Mr Lee’s social media post came after Mr Saifuddin had on Nov 1 told parliament that there would still be legal avenues for the stateless to pursue their citizenship by way of registration under the Federal Constitution.
“Let me give an analogy, say a Rohingya refugee mother marries an illegal migrant from Indonesia and a child is born out of their undocumented parents, constitutionally the child is a citizen by operation of law.
“So, we agree to that recommendation, we say that the child needs to be registered by the Welfare Department first and a subsequent application for citizenship will be submitted by the department.

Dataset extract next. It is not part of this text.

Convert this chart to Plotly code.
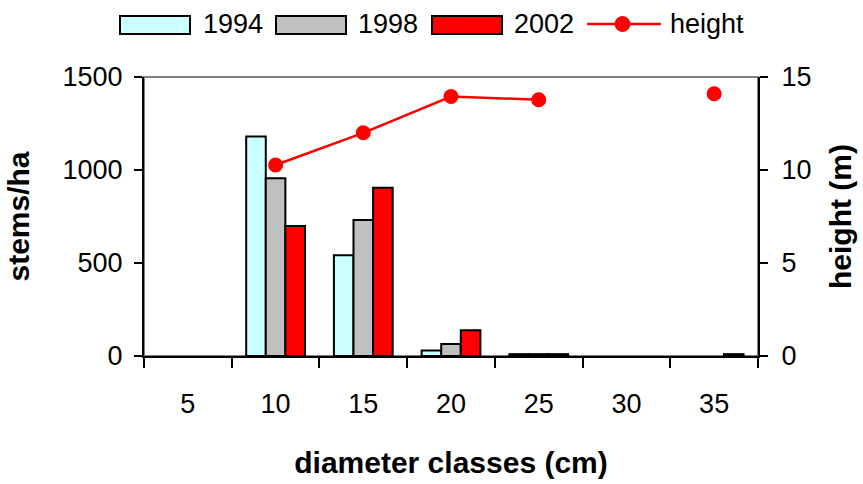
import plotly.graph_objects as go

categories = ["5", "10", "15", "20", "25", "30", "35"]
stems_1994 = [None, 1180, 541, 29, 10, None, None]
stems_1998 = [None, 956, 731, 65, 10, None, None]
stems_2002 = [None, 699, 905, 138, 10, None, 10]
height_m = [None, 10.27, 12.0, 13.95, 13.78, None, 14.1]

series_names = ["1994", "1998", "2002"]
series_colors = ["#CCFFFF", "#C0C0C0", "#FF0000"]
line_color = "#FF0000"

FONT = "Liberation Sans, Arial, sans-serif"
W, H = 863, 484
ML, MR, MT, MB = 144, 105, 77, 128
PW, PH = W - ML - MR, H - MT - MB


def px_x(p):
    return (p - ML) / PW


def px_y(p):
    return (H - MB - p) / PH


fig = go.Figure()
for name, vals, col in zip(series_names, [stems_1994, stems_1998, stems_2002], series_colors):
    fig.add_trace(go.Bar(x=categories, y=vals, name=name,
                         marker=dict(color=col, line=dict(color="black", width=2))))
fig.add_trace(go.Scatter(x=categories, y=height_m, name="height", yaxis="y2",
                         mode="lines+markers", connectgaps=False,
                         line=dict(color=line_color, width=2.5),
                         marker=dict(color=line_color, size=15)))

# legend (drawn as layout decorations)
shapes = [dict(type="rect", xref="paper", yref="paper", x0=0, x1=1, y0=0, y1=1,
               line=dict(color="#808080", width=2), layer="below")]
annotations = []
swatch_x = [(120, 190), (276, 346), (432, 502)]
text_x = [201, 356, 512]
for (x0, x1), tx, name, col in zip(swatch_x, text_x, series_names, series_colors):
    shapes.append(dict(type="rect", xref="paper", yref="paper",
                       x0=px_x(x0), x1=px_x(x1), y0=px_y(34), y1=px_y(16),
                       fillcolor=col, line=dict(color="black", width=2)))
    annotations.append(dict(text=name, xref="paper", yref="paper", x=px_x(tx), y=px_y(24),
                            xanchor="left", yanchor="middle", showarrow=False,
                            font=dict(size=27)))
shapes.append(dict(type="line", xref="paper", yref="paper", x0=px_x(587), x1=px_x(661),
                   y0=px_y(24), y1=px_y(24), line=dict(color=line_color, width=2.5)))
shapes.append(dict(type="circle", xref="paper", yref="paper", x0=px_x(615), x1=px_x(630),
                   y0=px_y(31.5), y1=px_y(16.5), fillcolor=line_color,
                   line=dict(color=line_color, width=1)))
annotations.append(dict(text="height", xref="paper", yref="paper", x=px_x(668), y=px_y(24),
                        xanchor="left", yanchor="middle", showarrow=False,
                        font=dict(size=27)))

fig.update_layout(
    width=W, height=H,
    margin=dict(l=ML, r=MR, t=MT, b=MB, autoexpand=False),
    paper_bgcolor="white", plot_bgcolor="white",
    font=dict(family=FONT, size=27, color="black"),
    barmode="group", bargap=0.33, bargroupgap=0,
    showlegend=False,
    xaxis=dict(type="category", showline=True, linecolor="black", linewidth=2,
               ticks="outside", ticklen=10, tickcolor="black", tickwidth=1.5,
               tickson="boundaries", ticklabelstandoff=23, showgrid=False,
               automargin=False,
               title=dict(text="<b>diameter classes (cm)</b>", standoff=34,
                          font=dict(size=30))),
    yaxis=dict(range=[0, 1500], tickvals=[0, 500, 1000, 1500], showgrid=False,
               showline=True, linecolor="black", linewidth=2, zeroline=False,
               ticks="outside", ticklen=8, tickcolor="black", tickwidth=1.5,
               ticklabelstandoff=6, automargin=False,
               title=dict(text="<b>stems/ha</b>", standoff=24, font=dict(size=30))),
    yaxis2=dict(range=[0, 15], tickvals=[0, 5, 10, 15], overlaying="y", side="right",
                showgrid=False, showline=True, linecolor="black", linewidth=2,
                zeroline=False, ticks="outside", ticklen=8, tickcolor="black",
                tickwidth=1.5, ticklabelstandoff=8, automargin=False,
                title=dict(text="<b>height (m)</b>", standoff=20, font=dict(size=30))),
    shapes=shapes,
    annotations=annotations,
)

fig.write_html("out.html", config={"displayModeBar": False},
               post_script="document.body.style.margin='0';")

“There needs to be elements of investigation, checks, so by operation of law there is still room for them to register as citizens, this is what some of the NGOs are finding it hard to accept,” he was quoted as saying by Malay Mail.
Mr Saifuddin also told The Star last week that there were 150,000 cases of statelessness on his table and that he had approved 11,000 citizenship for the stateless in the past 11 months.
CNA has reached out to Mr Saifuddin and the Home Ministry for more comments on the issue.
Ultimately, Mr Wong – the Malaysian citizen who was formerly stateless – hopes the affected mothers with overseas-born children would get their wish via the two amendments in the Constitution without the other five proposed changes being passed.
He would also like to see reforms in the National Registration Department, which is responsible for processing citizenship applications.
“All I would like for them is to follow the Constitution and make it easier for the cycle of childhood statelessness to be broken,” said Mr Wong.